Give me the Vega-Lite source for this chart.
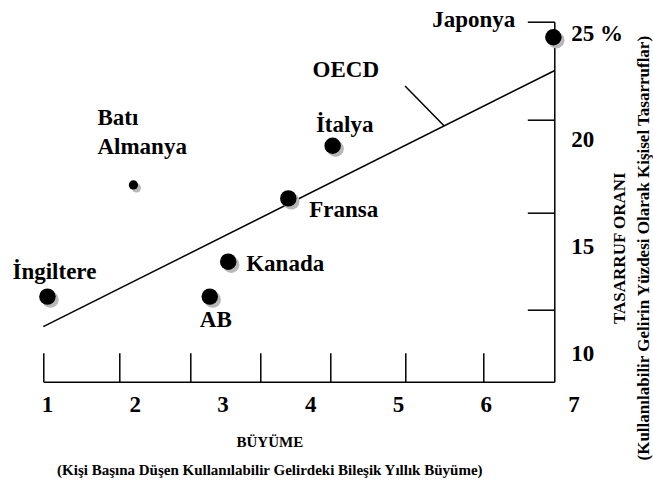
{
  "$schema": "https://vega.github.io/schema/vega-lite/v6.json",
  "width": 511,
  "height": 360,
  "autosize": {"type": "none"},
  "padding": {"left": 43.3, "top": 21.7, "right": 98.7, "bottom": 101.3},
  "background": "white",
  "config": {
    "view": {"stroke": null},
    "font": "Liberation Serif",
    "text": {"font": "Liberation Serif", "fontWeight": "bold", "fontSize": 23, "color": "black"}
  },
  "datasets": {
    "ulkeler": [
      {"ulke": "İngiltere", "buyume": 1.0, "tasarruf": 12.67, "nokta": "büyük"},
      {"ulke": "Batı Almanya", "buyume": 1.98, "tasarruf": 17.91, "nokta": "küçük"},
      {"ulke": "AB", "buyume": 2.85, "tasarruf": 12.67, "nokta": "büyük"},
      {"ulke": "Kanada", "buyume": 3.06, "tasarruf": 14.31, "nokta": "büyük"},
      {"ulke": "Fransa", "buyume": 3.745, "tasarruf": 17.28, "nokta": "büyük"},
      {"ulke": "İtalya", "buyume": 4.25, "tasarruf": 19.75, "nokta": "büyük"},
      {"ulke": "Japonya", "buyume": 6.765, "tasarruf": 24.84, "nokta": "büyük"}
    ],
    "oecd": [
      {"buyume": 0.953, "tasarruf": 11.26},
      {"buyume": 6.776, "tasarruf": 23.27}
    ],
    "isaret": [
      {"buyume": 5.075, "tasarruf": 22.55, "buyume2": 5.519, "tasarruf2": 20.69, "etiket": "OECD"}
    ],
    "xetiket": [
      {"buyume": 1}, {"buyume": 2}, {"buyume": 3}, {"buyume": 4}, {"buyume": 5}, {"buyume": 6}, {"buyume": 7}
    ],
    "yetiket": [
      {"tasarruf": 25, "etiket": "25 %"},
      {"tasarruf": 20, "etiket": "20"},
      {"tasarruf": 15, "etiket": "15"},
      {"tasarruf": 10, "etiket": "10"}
    ]
  },
  "encoding": {
    "x": {
      "field": "buyume", "type": "quantitative",
      "scale": {"domain": [0.953, 6.776], "nice": false, "zero": false},
      "axis": {
        "values": [0.953, 1.816, 2.625, 3.43, 4.225, 5.074, 5.963],
        "labels": false, "grid": false,
        "tickSize": -29, "tickColor": "black", "tickWidth": 1.5,
        "domainColor": "black", "domainWidth": 1.5,
        "title": ["BÜYÜME", "(Kişi Başına Düşen Kullanılabilir Gelirdeki Bileşik Yıllık Büyüme)"],
        "titleFont": "Liberation Serif", "titleFontSize": 15, "titleFontWeight": "bold", "titleColor": "black",
        "titleLineHeight": 28, "titleAnchor": "start", "titleAlign": "center", "titleBaseline": "middle",
        "titleX": 226, "titleY": 60
      }
    },
    "y": {
      "field": "tasarruf", "type": "quantitative",
      "scale": {"domain": [8.678, 25.57], "nice": false, "zero": false},
      "axis": {
        "orient": "right",
        "values": [12.04, 16.61, 20.96, 25.57],
        "labels": false, "grid": false,
        "tickSize": -27, "tickColor": "black", "tickWidth": 1.5,
        "domainColor": "black", "domainWidth": 1.5,
        "title": ["TASARRUF ORANI", "(Kullanılabilir Gelirin Yüzdesi Olarak Kişisel Tasarruflar)"],
        "titleFont": "Liberation Serif", "titleFontSize": 17, "titleFontWeight": "bold", "titleColor": "black",
        "titleLineHeight": 24, "titleAngle": 270, "titleAnchor": "start", "titleAlign": "center", "titleBaseline": "middle",
        "titleX": 65, "titleY": 226
      }
    }
  },
  "layer": [
    {
      "data": {"name": "oecd"},
      "mark": {"type": "line", "color": "black", "strokeWidth": 1.5}
    },
    {
      "data": {"name": "isaret"},
      "mark": {"type": "rule", "color": "black", "strokeWidth": 1.5},
      "encoding": {"x2": {"field": "buyume2"}, "y2": {"field": "tasarruf2"}}
    },
    {
      "data": {"name": "isaret"},
      "mark": {"type": "text", "align": "right", "baseline": "middle", "dx": -26, "dy": -16},
      "encoding": {"text": {"field": "etiket"}}
    },
    {
      "data": {"name": "ulkeler"},
      "mark": {"type": "circle", "color": "#b8b8b8", "opacity": 1, "xOffset": 3, "yOffset": 3},
      "encoding": {
        "size": {"field": "nokta", "type": "nominal", "scale": {"domain": ["büyük", "küçük"], "range": [272, 85]}, "legend": null}
      }
    },
    {
      "data": {"name": "ulkeler"},
      "mark": {"type": "circle", "color": "black", "opacity": 1},
      "encoding": {
        "size": {"field": "nokta", "type": "nominal", "scale": {"domain": ["büyük", "küçük"], "range": [272, 85]}, "legend": null}
      }
    },
    {
      "data": {"name": "ulkeler"},
      "transform": [{"filter": "datum.ulke === 'İngiltere'"}],
      "mark": {"type": "text", "align": "center", "baseline": "middle", "dx": 7, "dy": -25},
      "encoding": {"text": {"field": "ulke"}}
    },
    {
      "data": {"name": "ulkeler"},
      "transform": [{"filter": "datum.ulke === 'Batı Almanya'"}],
      "mark": {"type": "text", "align": "left", "baseline": "middle", "lineBreak": " ", "lineHeight": 29, "dx": -36, "dy": -67},
      "encoding": {"text": {"field": "ulke"}}
    },
    {
      "data": {"name": "ulkeler"},
      "transform": [{"filter": "datum.ulke === 'AB'"}],
      "mark": {"type": "text", "align": "center", "baseline": "middle", "dx": 6, "dy": 23},
      "encoding": {"text": {"field": "ulke"}}
    },
    {
      "data": {"name": "ulkeler"},
      "transform": [{"filter": "datum.ulke === 'Kanada'"}],
      "mark": {"type": "text", "align": "left", "baseline": "middle", "dx": 18, "dy": 2},
      "encoding": {"text": {"field": "ulke"}}
    },
    {
      "data": {"name": "ulkeler"},
      "transform": [{"filter": "datum.ulke === 'Fransa'"}],
      "mark": {"type": "text", "align": "left", "baseline": "middle", "dx": 21, "dy": 12},
      "encoding": {"text": {"field": "ulke"}}
    },
    {
      "data": {"name": "ulkeler"},
      "transform": [{"filter": "datum.ulke === 'İtalya'"}],
      "mark": {"type": "text", "align": "center", "baseline": "middle", "dx": 12, "dy": -21},
      "encoding": {"text": {"field": "ulke"}}
    },
    {
      "data": {"name": "ulkeler"},
      "transform": [{"filter": "datum.ulke === 'Japonya'"}],
      "mark": {"type": "text", "align": "right", "baseline": "middle", "dx": -38, "dy": -17},
      "encoding": {"text": {"field": "ulke"}}
    },
    {
      "data": {"name": "xetiket"},
      "mark": {"type": "text", "align": "center", "baseline": "middle", "dy": 23, "clip": false},
      "encoding": {
        "y": {"value": "height"},
        "text": {"field": "buyume", "type": "quantitative"}
      }
    },
    {
      "data": {"name": "yetiket"},
      "mark": {"type": "text", "align": "left", "baseline": "middle", "dx": 17, "clip": false},
      "encoding": {
        "x": {"value": "width"},
        "text": {"field": "etiket"}
      }
    }
  ]
}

YOUR TASK:
Transcribe the preceding listing in its entirety and with exact wording, leaving out pictures.

FINAL ANSWER:
Give me the Vega-Lite source for this chart.
{
  "$schema": "https://vega.github.io/schema/vega-lite/v6.json",
  "width": 511,
  "height": 360,
  "autosize": {"type": "none"},
  "padding": {"left": 43.3, "top": 21.7, "right": 98.7, "bottom": 101.3},
  "background": "white",
  "config": {
    "view": {"stroke": null},
    "font": "Liberation Serif",
    "text": {"font": "Liberation Serif", "fontWeight": "bold", "fontSize": 23, "color": "black"}
  },
  "datasets": {
    "ulkeler": [
      {"ulke": "İngiltere", "buyume": 1.0, "tasarruf": 12.67, "nokta": "büyük"},
      {"ulke": "Batı Almanya", "buyume": 1.98, "tasarruf": 17.91, "nokta": "küçük"},
      {"ulke": "AB", "buyume": 2.85, "tasarruf": 12.67, "nokta": "büyük"},
      {"ulke": "Kanada", "buyume": 3.06, "tasarruf": 14.31, "nokta": "büyük"},
      {"ulke": "Fransa", "buyume": 3.745, "tasarruf": 17.28, "nokta": "büyük"},
      {"ulke": "İtalya", "buyume": 4.25, "tasarruf": 19.75, "nokta": "büyük"},
      {"ulke": "Japonya", "buyume": 6.765, "tasarruf": 24.84, "nokta": "büyük"}
    ],
    "oecd": [
      {"buyume": 0.953, "tasarruf": 11.26},
      {"buyume": 6.776, "tasarruf": 23.27}
    ],
    "isaret": [
      {"buyume": 5.075, "tasarruf": 22.55, "buyume2": 5.519, "tasarruf2": 20.69, "etiket": "OECD"}
    ],
    "xetiket": [
      {"buyume": 1}, {"buyume": 2}, {"buyume": 3}, {"buyume": 4}, {"buyume": 5}, {"buyume": 6}, {"buyume": 7}
    ],
    "yetiket": [
      {"tasarruf": 25, "etiket": "25 %"},
      {"tasarruf": 20, "etiket": "20"},
      {"tasarruf": 15, "etiket": "15"},
      {"tasarruf": 10, "etiket": "10"}
    ]
  },
  "encoding": {
    "x": {
      "field": "buyume", "type": "quantitative",
      "scale": {"domain": [0.953, 6.776], "nice": false, "zero": false},
      "axis": {
        "values": [0.953, 1.816, 2.625, 3.43, 4.225, 5.074, 5.963],
        "labels": false, "grid": false,
        "tickSize": -29, "tickColor": "black", "tickWidth": 1.5,
        "domainColor": "black", "domainWidth": 1.5,
        "title": ["BÜYÜME", "(Kişi Başına Düşen Kullanılabilir Gelirdeki Bileşik Yıllık Büyüme)"],
        "titleFont": "Liberation Serif", "titleFontSize": 15, "titleFontWeight": "bold", "titleColor": "black",
        "titleLineHeight": 28, "titleAnchor": "start", "titleAlign": "center", "titleBaseline": "middle",
        "titleX": 226, "titleY": 60
      }
    },
    "y": {
      "field": "tasarruf", "type": "quantitative",
      "scale": {"domain": [8.678, 25.57], "nice": false, "zero": false},
      "axis": {
        "orient": "right",
        "values": [12.04, 16.61, 20.96, 25.57],
        "labels": false, "grid": false,
        "tickSize": -27, "tickColor": "black", "tickWidth": 1.5,
        "domainColor": "black", "domainWidth": 1.5,
        "title": ["TASARRUF ORANI", "(Kullanılabilir Gelirin Yüzdesi Olarak Kişisel Tasarruflar)"],
        "titleFont": "Liberation Serif", "titleFontSize": 17, "titleFontWeight": "bold", "titleColor": "black",
        "titleLineHeight": 24, "titleAngle": 270, "titleAnchor": "start", "titleAlign": "center", "titleBaseline": "middle",
        "titleX": 65, "titleY": 226
      }
    }
  },
  "layer": [
    {
      "data": {"name": "oecd"},
      "mark": {"type": "line", "color": "black", "strokeWidth": 1.5}
    },
    {
      "data": {"name": "isaret"},
      "mark": {"type": "rule", "color": "black", "strokeWidth": 1.5},
      "encoding": {"x2": {"field": "buyume2"}, "y2": {"field": "tasarruf2"}}
    },
    {
      "data": {"name": "isaret"},
      "mark": {"type": "text", "align": "right", "baseline": "middle", "dx": -26, "dy": -16},
      "encoding": {"text": {"field": "etiket"}}
    },
    {
      "data": {"name": "ulkeler"},
      "mark": {"type": "circle", "color": "#b8b8b8", "opacity": 1, "xOffset": 3, "yOffset": 3},
      "encoding": {
        "size": {"field": "nokta", "type": "nominal", "scale": {"domain": ["büyük", "küçük"], "range": [272, 85]}, "legend": null}
      }
    },
    {
      "data": {"name": "ulkeler"},
      "mark": {"type": "circle", "color": "black", "opacity": 1},
      "encoding": {
        "size": {"field": "nokta", "type": "nominal", "scale": {"domain": ["büyük", "küçük"], "range": [272, 85]}, "legend": null}
      }
    },
    {
      "data": {"name": "ulkeler"},
      "transform": [{"filter": "datum.ulke === 'İngiltere'"}],
      "mark": {"type": "text", "align": "center", "baseline": "middle", "dx": 7, "dy": -25},
      "encoding": {"text": {"field": "ulke"}}
    },
    {
      "data": {"name": "ulkeler"},
      "transform": [{"filter": "datum.ulke === 'Batı Almanya'"}],
      "mark": {"type": "text", "align": "left", "baseline": "middle", "lineBreak": " ", "lineHeight": 29, "dx": -36, "dy": -67},
      "encoding": {"text": {"field": "ulke"}}
    },
    {
      "data": {"name": "ulkeler"},
      "transform": [{"filter": "datum.ulke === 'AB'"}],
      "mark": {"type": "text", "align": "center", "baseline": "middle", "dx": 6, "dy": 23},
      "encoding": {"text": {"field": "ulke"}}
    },
    {
      "data": {"name": "ulkeler"},
      "transform": [{"filter": "datum.ulke === 'Kanada'"}],
      "mark": {"type": "text", "align": "left", "baseline": "middle", "dx": 18, "dy": 2},
      "encoding": {"text": {"field": "ulke"}}
    },
    {
      "data": {"name": "ulkeler"},
      "transform": [{"filter": "datum.ulke === 'Fransa'"}],
      "mark": {"type": "text", "align": "left", "baseline": "middle", "dx": 21, "dy": 12},
      "encoding": {"text": {"field": "ulke"}}
    },
    {
      "data": {"name": "ulkeler"},
      "transform": [{"filter": "datum.ulke === 'İtalya'"}],
      "mark": {"type": "text", "align": "center", "baseline": "middle", "dx": 12, "dy": -21},
      "encoding": {"text": {"field": "ulke"}}
    },
    {
      "data": {"name": "ulkeler"},
      "transform": [{"filter": "datum.ulke === 'Japonya'"}],
      "mark": {"type": "text", "align": "right", "baseline": "middle", "dx": -38, "dy": -17},
      "encoding": {"text": {"field": "ulke"}}
    },
    {
      "data": {"name": "xetiket"},
      "mark": {"type": "text", "align": "center", "baseline": "middle", "dy": 23, "clip": false},
      "encoding": {
        "y": {"value": "height"},
        "text": {"field": "buyume", "type": "quantitative"}
      }
    },
    {
      "data": {"name": "yetiket"},
      "mark": {"type": "text", "align": "left", "baseline": "middle", "dx": 17, "clip": false},
      "encoding": {
        "x": {"value": "width"},
        "text": {"field": "etiket"}
      }
    }
  ]
}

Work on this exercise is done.